Disproportional market growth, ever changing environment affecting people’s everyday business worldwide, a market driven by the users and not necessarily by the operators. Does this sound familiar? The Telecom Industry has shifted in the last decade, more than it has over the previous 50 years. From landline using the Operator’s network for phone calls to the current usage of video conferencing, Voice over IP (VoIP), Social media, streaming music, streaming TV, online banking etc, the list can be even longer, the users, independently from being a business user or a private user, are getting dependent on good quality service at all time from anywhere. The globalization of the world make people travel and expect an affordable service wherever they arrive.

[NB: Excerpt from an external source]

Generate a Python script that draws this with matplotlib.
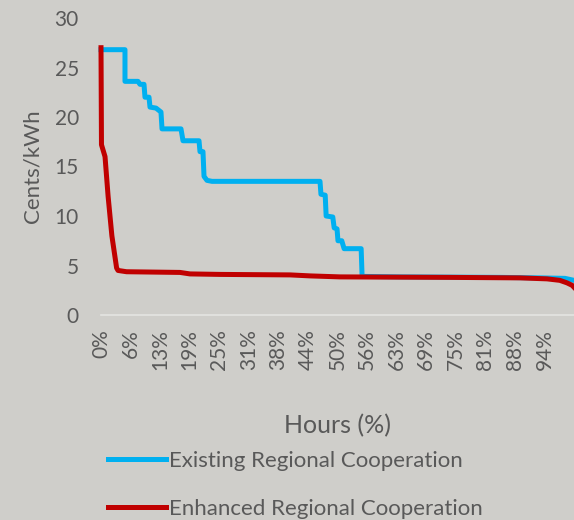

The analyst firm Gartner states that the world has five billion mobile connections in 2010 and is expected to grow to 50 billion mobile connections globally by 2020. This is a tremendous growth where connections will be generated, not only from mobile devices but also equipment driven and steered over IP. According to Cisco’s research, the video traffic in 2011 consumed 52% of total traffic capacity where only 1 percent of the users globally consume 24% of the total mobile traffic. The traffic generated by Smartphones represents 82% of the total global handset traffic albeit it only represents 12% of handsets globally. However, the smartphone penetration is growing. Another growing device category is the smart pads or tablets which tripled to 34 million devices from 2010 to 2011.The tablets consumes with margin more than 300% more traffic than smartphones. By 2016, It is also expected that mobile connected tablets will generate as much traffic as the entire global mobile network in 2012.
The exponential growth of connections and the growth experienced and predicted over the coming years, require a growth in the capacity in the operator’s networks. This along with the “pickiness” of consumer behavior where the reality of the market is characterized by high churn or customers moving from one operator to another due to lacking service creates a forced situation for operators to invest in infrastructure. The winner is believed to be the operator with the best service in the network both on the Radio segment (licensed) as well as the Wi-Fi (unlicensed) segment. The exercise to build out is related to heavy investments especially when building out Radio networks.